[REQUIRED WORK]: Only the lines from the top of the records below through the line containing "import plotly.graph_objects as go" should be printed, exactly and without pictures.

[STORED DATA]:
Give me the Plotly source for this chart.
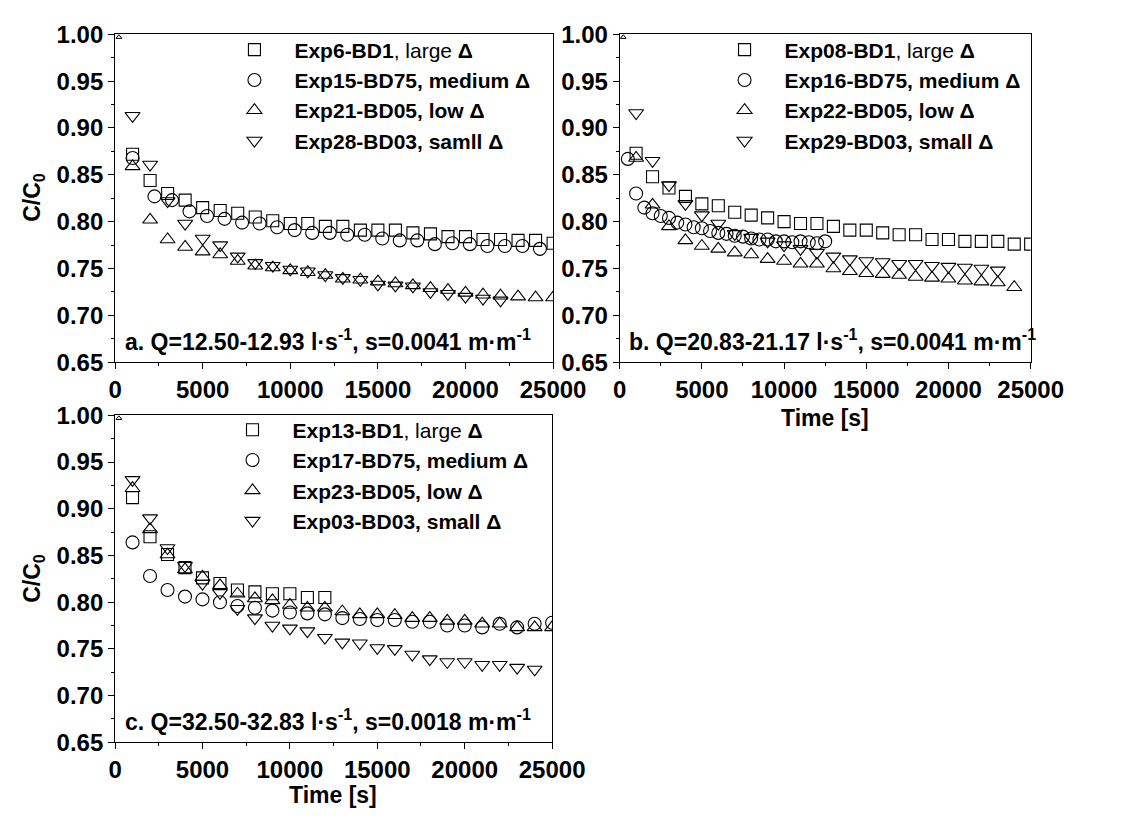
import plotly.graph_objects as go

# ---------------- data ----------------
# Panel a
t_a = [1000 * k for k in range(1, 26)]
sq_a = [0.872, 0.844, 0.830, 0.823, 0.815, 0.812, 0.809, 0.805, 0.801, 0.798, 0.798, 0.795, 0.795,
        0.791, 0.791, 0.791, 0.788, 0.787, 0.784, 0.784, 0.781, 0.781, 0.780, 0.780, 0.777]
t_circ_a = [1000, 2250, 3250, 4250, 5250, 6250, 7250, 8250, 9250, 10250, 11250, 12250, 13250,
            14250, 15250, 16250, 17250, 18250, 19250, 20250, 21250, 22250, 23250, 24250]
circ_a = [0.868, 0.827, 0.823, 0.811, 0.806, 0.803, 0.799, 0.798, 0.794, 0.791, 0.788, 0.788, 0.786,
          0.786, 0.782, 0.780, 0.780, 0.776, 0.777, 0.776, 0.774, 0.774, 0.774, 0.771]
up_a = [0.859, 0.802, 0.781, 0.773, 0.768, 0.765, 0.758, 0.753, 0.751, 0.748, 0.746, 0.743, 0.739,
        0.738, 0.736, 0.734, 0.732, 0.729, 0.727, 0.724, 0.722, 0.721, 0.720, 0.719, 0.719]
t_dn_a = [1000 * k for k in range(1, 23)]
dn_a = [0.913, 0.861, 0.822, 0.798, 0.782, 0.775, 0.763, 0.756, 0.753, 0.749, 0.747, 0.743, 0.740,
        0.738, 0.733, 0.732, 0.731, 0.725, 0.723, 0.720, 0.718, 0.716]

# Panel b
t_b = [1000 * k for k in range(1, 26)]
sq_b = [0.873, 0.848, 0.836, 0.827, 0.819, 0.817, 0.810, 0.807, 0.804, 0.800, 0.798, 0.798, 0.795,
        0.791, 0.791, 0.788, 0.786, 0.786, 0.781, 0.781, 0.779, 0.779, 0.779, 0.776, 0.776]
t_circ_b = [500 * k for k in range(1, 26)]
circ_b = [0.867, 0.830, 0.815, 0.809, 0.806, 0.804, 0.799, 0.797, 0.794, 0.793, 0.790, 0.788, 0.787,
          0.785, 0.784, 0.782, 0.781, 0.781, 0.779, 0.779, 0.778, 0.779, 0.778, 0.777, 0.779]
t_up_b = [1000 * k for k in range(1, 25)]
up_b = [0.868, 0.818, 0.795, 0.780, 0.774, 0.771, 0.767, 0.765, 0.760, 0.758, 0.755, 0.755, 0.750,
        0.747, 0.745, 0.744, 0.743, 0.741, 0.740, 0.739, 0.737, 0.736, 0.735, 0.730]
t_dn_b = [1000 * k for k in range(1, 24)]
dn_b = [0.916, 0.865, 0.839, 0.819, 0.807, 0.798, 0.787, 0.783, 0.779, 0.775, 0.771, 0.767, 0.763,
        0.760, 0.758, 0.757, 0.755, 0.755, 0.753, 0.752, 0.751, 0.750, 0.748]

# Panel c
t_sq_c = [1000 * k for k in range(1, 13)]
sq_c = [0.912, 0.870, 0.851, 0.837, 0.826, 0.820, 0.813, 0.811, 0.809, 0.809, 0.805, 0.805]
t_c = [1000 * k for k in range(1, 26)]
circ_c = [0.864, 0.828, 0.813, 0.806, 0.803, 0.800, 0.796, 0.794, 0.791, 0.789, 0.788, 0.787, 0.783,
          0.782, 0.781, 0.781, 0.779, 0.779, 0.775, 0.775, 0.773, 0.777, 0.773, 0.777, 0.778]
up_c = [0.922, 0.878, 0.851, 0.835, 0.827, 0.818, 0.809, 0.804, 0.802, 0.797, 0.794, 0.794, 0.790,
        0.787, 0.787, 0.786, 0.783, 0.783, 0.780, 0.780, 0.777, 0.777, 0.773, 0.773, 0.773]
t_dn_c = [1000 * k for k in range(1, 25)]
dn_c = [0.931, 0.890, 0.858, 0.839, 0.820, 0.810, 0.793, 0.783, 0.775, 0.772, 0.769, 0.762, 0.757,
        0.756, 0.751, 0.750, 0.744, 0.739, 0.736, 0.736, 0.733, 0.733, 0.730, 0.728]

# initial point (t=0) mark
t0 = [220]
c0 = [0.997]

names_a = ["<b>Exp6-BD1</b>, large <b>Δ</b>", "<b>Exp15-BD75, medium Δ</b>",
           "<b>Exp21-BD05, low Δ</b>", "<b>Exp28-BD03, samll Δ</b>"]
names_b = ["<b>Exp08-BD1</b>, large <b>Δ</b>", "<b>Exp16-BD75, medium Δ</b>",
           "<b>Exp22-BD05, low Δ</b>", "<b>Exp29-BD03, small Δ</b>"]
names_c = ["<b>Exp13-BD1</b>, large <b>Δ</b>", "<b>Exp17-BD75, medium Δ</b>",
           "<b>Exp23-BD05, low Δ</b>", "<b>Exp03-BD03, small Δ</b>"]

notes = ["a. Q=12.50-12.93 l·s<sup>-1</sup>, s=0.0041 m·m<sup>-1</sup>",
         "b. Q=20.83-21.17 l·s<sup>-1</sup>, s=0.0041 m·m<sup>-1</sup>",
         "c. Q=32.50-32.83 l·s<sup>-1</sup>, s=0.0018 m·m<sup>-1</sup>"]

# ---------------- figure ----------------
W, H = 1137, 823
FONT = "Liberation Sans, Arial, Helvetica, sans-serif"

fig = go.Figure()

symbols = ["square-open", "circle-open", "triangle-up-open", "triangle-down-open"]
sizes = [12, 13, 13, 13]

panels = [
    ("x", "y", "legend", names_a,
     [(t_a, sq_a), (t_circ_a, circ_a), (t_a, up_a), (t_dn_a, dn_a)]),
    ("x2", "y2", "legend2", names_b,
     [(t_b, sq_b), (t_circ_b, circ_b), (t_up_b, up_b), (t_dn_b, dn_b)]),
    ("x3", "y3", "legend3", names_c,
     [(t_sq_c, sq_c), (t_c, circ_c), (t_c, up_c), (t_dn_c, dn_c)]),
]

for xa, ya, lg, names, series in panels:
    for (tx, vy), nm, sym, sz in zip(series, names, symbols, sizes):
        fig.add_trace(go.Scatter(
            x=tx, y=vy, mode="markers", name=nm, legend=lg,
            xaxis=xa, yaxis=ya,
            marker=dict(symbol=sym, size=sz, color="black", line=dict(width=1.1, color="black")),
        ))
    fig.add_trace(go.Scatter(
        x=t0, y=c0, mode="markers", showlegend=False, xaxis=xa, yaxis=ya,
        marker=dict(symbol="triangle-up-open", size=5, color="black", line=dict(width=1, color="black")),
    ))

def px_x(p):
    return p / W

def px_y(p):
    return 1 - p / H

TICKSIZE = 24
common_x = dict(range=[0, 25000], tick0=0, dtick=5000, tickformat="d", ticks="outside", ticklen=6,
                tickwidth=1, tickcolor="black", showline=True, linecolor="black", linewidth=1,
                mirror=True, showgrid=False, zeroline=False,
                minor=dict(dtick=2500, ticks="outside", ticklen=3, tickcolor="black", tickwidth=1),
                tickfont=dict(family=FONT, size=TICKSIZE, color="black", weight="bold"))
common_y = dict(range=[0.65, 1.0], tick0=0.65, dtick=0.05, tickformat=".2f", ticks="outside", ticklen=6,
                tickwidth=1, tickcolor="black", showline=True, linecolor="black", linewidth=1,
                mirror=True, showgrid=False, zeroline=False,
                minor=dict(dtick=0.025, ticks="outside", ticklen=3, tickcolor="black", tickwidth=1),
                tickfont=dict(family=FONT, size=TICKSIZE, color="black", weight="bold"))

fig.update_layout(
    xaxis=dict(domain=[px_x(112), px_x(566)], anchor="y", **common_x),
    yaxis=dict(domain=[px_y(360), px_y(21)], anchor="x", **common_y),
    xaxis2=dict(domain=[px_x(635), px_x(1061)], anchor="y2", **common_x),
    yaxis2=dict(domain=[px_y(360), px_y(21)], anchor="x2", **common_y),
    xaxis3=dict(domain=[px_x(112), px_x(565)], anchor="y3", **common_x),
    yaxis3=dict(domain=[px_y(753), px_y(415)], anchor="x3", **common_y),
)

leg_common = dict(bgcolor="rgba(0,0,0,0)", borderwidth=0, xanchor="left", yanchor="top",
                  font=dict(family=FONT, size=21, color="black"), tracegroupgap=0,
                  itemsizing="trace", itemwidth=70)
fig.update_layout(
    legend=dict(x=px_x(215), y=px_y(16), **leg_common),
    legend2=dict(x=px_x(723), y=px_y(16), **leg_common),
    legend3=dict(x=px_x(213), y=px_y(409), **leg_common),
)

annos = []
for xr, yr, txt, ylev in [("x", "y", notes[0], 0.674), ("x2", "y2", notes[1], 0.674), ("x3", "y3", notes[2], 0.674)]:
    annos.append(dict(x=450, y=ylev, xref=xr, yref=yr, text="<b>" + txt + "</b>", showarrow=False,
                      xanchor="left", yanchor="middle",
                      font=dict(family=FONT, size=23, color="black")))
# axis titles
annos.append(dict(x=px_x(28), y=px_y(190), xref="paper", yref="paper", text="<b>C/C<sub>0</sub></b>",
                  textangle=-90, showarrow=False, xanchor="center", yanchor="middle",
                  font=dict(family=FONT, size=23, color="black")))
annos.append(dict(x=px_x(28), y=px_y(584), xref="paper", yref="paper", text="<b>C/C<sub>0</sub></b>",
                  textangle=-90, showarrow=False, xanchor="center", yanchor="middle",
                  font=dict(family=FONT, size=23, color="black")))
annos.append(dict(x=px_x(848), y=px_y(418), xref="paper", yref="paper", text="<b>Time [s]</b>",
                  showarrow=False, xanchor="center", yanchor="middle",
                  font=dict(family=FONT, size=23, color="black")))
annos.append(dict(x=px_x(338), y=px_y(807), xref="paper", yref="paper", text="<b>Time [s]</b>",
                  showarrow=False, xanchor="center", yanchor="middle",
                  font=dict(family=FONT, size=23, color="black")))

fig.update_layout(
    width=W, height=H, margin=dict(l=0, r=0, t=0, b=0),
    paper_bgcolor="white", plot_bgcolor="white",
    annotations=annos, font=dict(family=FONT, color="black"),
)

fig.write_html("out.html")
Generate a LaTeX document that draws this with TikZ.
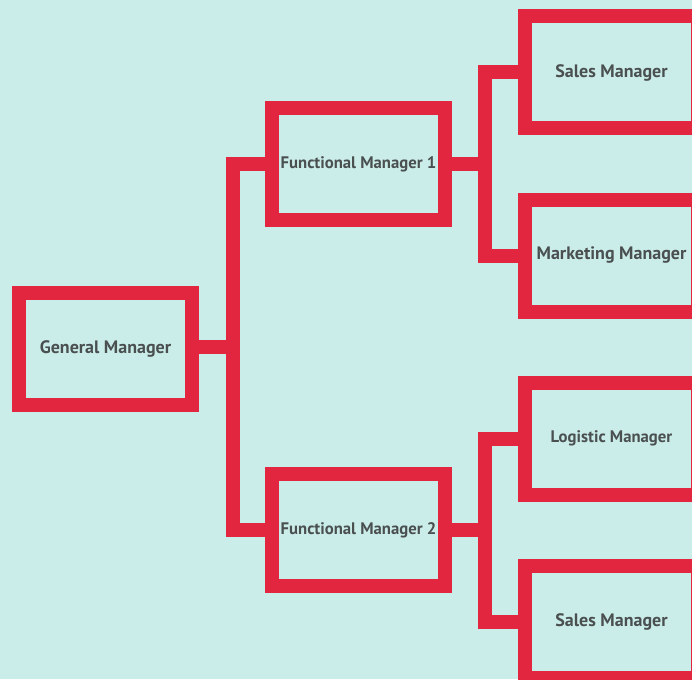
\documentclass[tikz,border=0pt]{standalone}
\usepackage{fontspec}
\setmainfont{PT Sans}
\definecolor{bgmint}{HTML}{CBEDE9}
\definecolor{boxred}{HTML}{E2263F}
\definecolor{txtgray}{HTML}{4A4F50}
\begin{document}
\begin{tikzpicture}[x=1pt,y=-1pt,
  orgbox/.style={draw=boxred,line width=14pt,rectangle,minimum width=173pt,minimum height=112pt,inner sep=0pt,outer sep=0pt,text=txtgray,font=\fontsize{18}{21}\selectfont\bfseries},
  smallbox/.style={orgbox,font=\fontsize{16.7}{20}\selectfont\bfseries},
  link/.style={draw=boxred,line width=14pt,line join=miter,line cap=butt}]
\useasboundingbox (0,0) rectangle (692,679);
\clip (0,0) rectangle (692,679);
\fill[bgmint] (0,0) rectangle (692,679);
\node[orgbox] (gm) at (105.5,348.5) {General Manager};
\node[smallbox] (fm1) at (358.5,164) {Functional Manager 1};
\node[smallbox] (fm2) at (358.5,530) {Functional Manager 2};
\node[orgbox] (sm1) at (611.5,72.5) {Sales Manager};
\node[orgbox] (mm) at (611.5,255.5) {Marketing Manager};
\node[smallbox] (lm) at (611.5,438.6) {Logistic Manager};
\node[orgbox] (sm2) at (611.5,622) {Sales Manager};
\coordinate (ja) at (232.5,347);
\coordinate (jb) at (485,164);
\coordinate (jc) at (485,530);
\draw[link] (gm.east |- ja) -- (ja);
\draw[link] (fm1.west) -| (ja) |- (fm2.west);
\draw[link] (fm1.east) -- (jb);
\draw[link] (sm1.west) -| (jb) |- (mm.west);
\draw[link] (fm2.east) -- (jc);
\draw[link] (lm.west) -| (jc) |- (sm2.west);
\end{tikzpicture}
\end{document}
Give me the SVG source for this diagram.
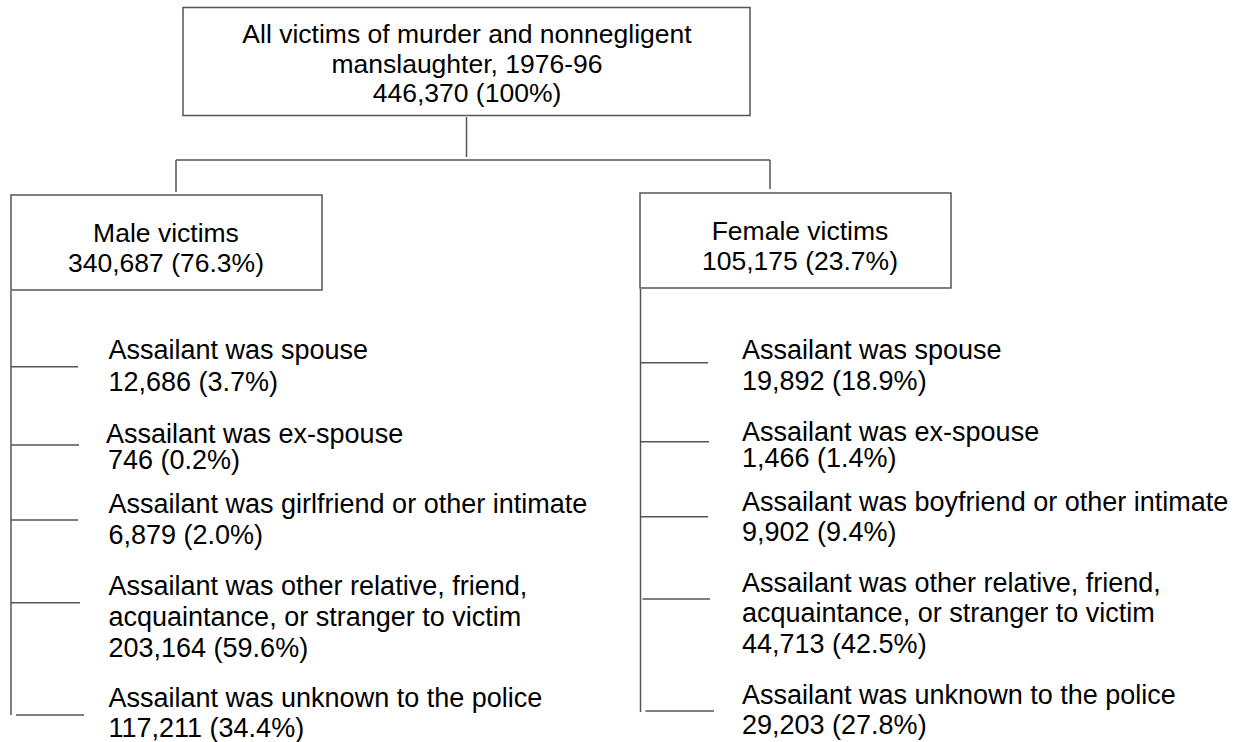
<svg xmlns="http://www.w3.org/2000/svg" width="1238" height="742" viewBox="0 0 1238 742">
<style>
.box{fill:#fff;stroke:#555;stroke-width:1.5}
.ln{fill:none;stroke:#555;stroke-width:1.5}
text{font-family:"Liberation Sans",Arial,sans-serif;font-size:26.5px;fill:#000}
.c{text-anchor:middle}
.b{font-size:27px}
</style>
<rect width="1238" height="742" fill="#fff"/>
<g id="connectors">
<path class="ln" d="M466.5,117V157M176,160H770M176,160V192M770,160V189"/>
<path class="ln" d="M11,291V715M11,366.7H78M11,445H79M11,520H78M11,602.7H80M16,715H84"/>
<path class="ln" d="M640.5,289V712M640.5,362.7H708M640.5,441.7H709M640.5,516.7H708M642.5,599H710M645.5,711H714"/>
</g>
<g id="root">
<rect class="box" x="183" y="7.5" width="567" height="108"/>
<text class="c" x="467" y="43">All victims of murder and nonnegligent</text>
<text class="c" x="467" y="72.5">manslaughter, 1976-96</text>
<text class="c" x="467" y="101.5">446,370 (100%)</text>
</g>
<g id="male">
<rect class="box" x="11" y="195" width="311" height="95"/>
<text class="c" x="166" y="242">Male victims</text>
<text class="c" x="166" y="272">340,687 (76.3%)</text>
</g>
<g id="female">
<rect class="box" x="640" y="193" width="311" height="95"/>
<text class="c" x="800" y="240">Female victims</text>
<text class="c" x="800" y="270">105,175 (23.7%)</text>
</g>
<g id="m1" class="b"><text class="b" x="108.5" y="359">Assailant was spouse</text><text class="b" x="108.5" y="390.5">12,686 (3.7%)</text></g>
<g id="m2"><text class="b" x="106" y="443">Assailant was ex-spouse</text><text class="b" x="108" y="468.5">746 (0.2%)</text></g>
<g id="m3"><text class="b" x="108.5" y="512.5">Assailant was girlfriend or other intimate</text><text class="b" x="108.5" y="544">6,879 (2.0%)</text></g>
<g id="m4"><text class="b" x="108.5" y="595">Assailant was other relative, friend,</text><text class="b" x="108.5" y="626">acquaintance, or stranger to victim</text><text class="b" x="108.5" y="656.5">203,164 (59.6%)</text></g>
<g id="m5"><text class="b" x="108.5" y="706.5">Assailant was unknown to the police</text><text class="b" x="108.5" y="736.5">117,211 (34.4%)</text></g>
<g id="f1"><text class="b" x="742" y="358.5">Assailant was spouse</text><text class="b" x="742" y="390">19,892 (18.9%)</text></g>
<g id="f2"><text class="b" x="742" y="440.5">Assailant was ex-spouse</text><text class="b" x="742" y="466.5">1,466 (1.4%)</text></g>
<g id="f3"><text class="b" x="742" y="510.5">Assailant was boyfriend or other intimate</text><text class="b" x="742" y="541">9,902 (9.4%)</text></g>
<g id="f4"><text class="b" x="742" y="592">Assailant was other relative, friend,</text><text class="b" x="742" y="622">acquaintance, or stranger to victim</text><text class="b" x="742" y="653">44,713 (42.5%)</text></g>
<g id="f5"><text class="b" x="742" y="703.5">Assailant was unknown to the police</text><text class="b" x="742" y="733.5">29,203 (27.8%)</text></g>
</svg>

[WORKED SOLUTION]:
Give me the Plotly source for this chart.
import plotly.graph_objects as go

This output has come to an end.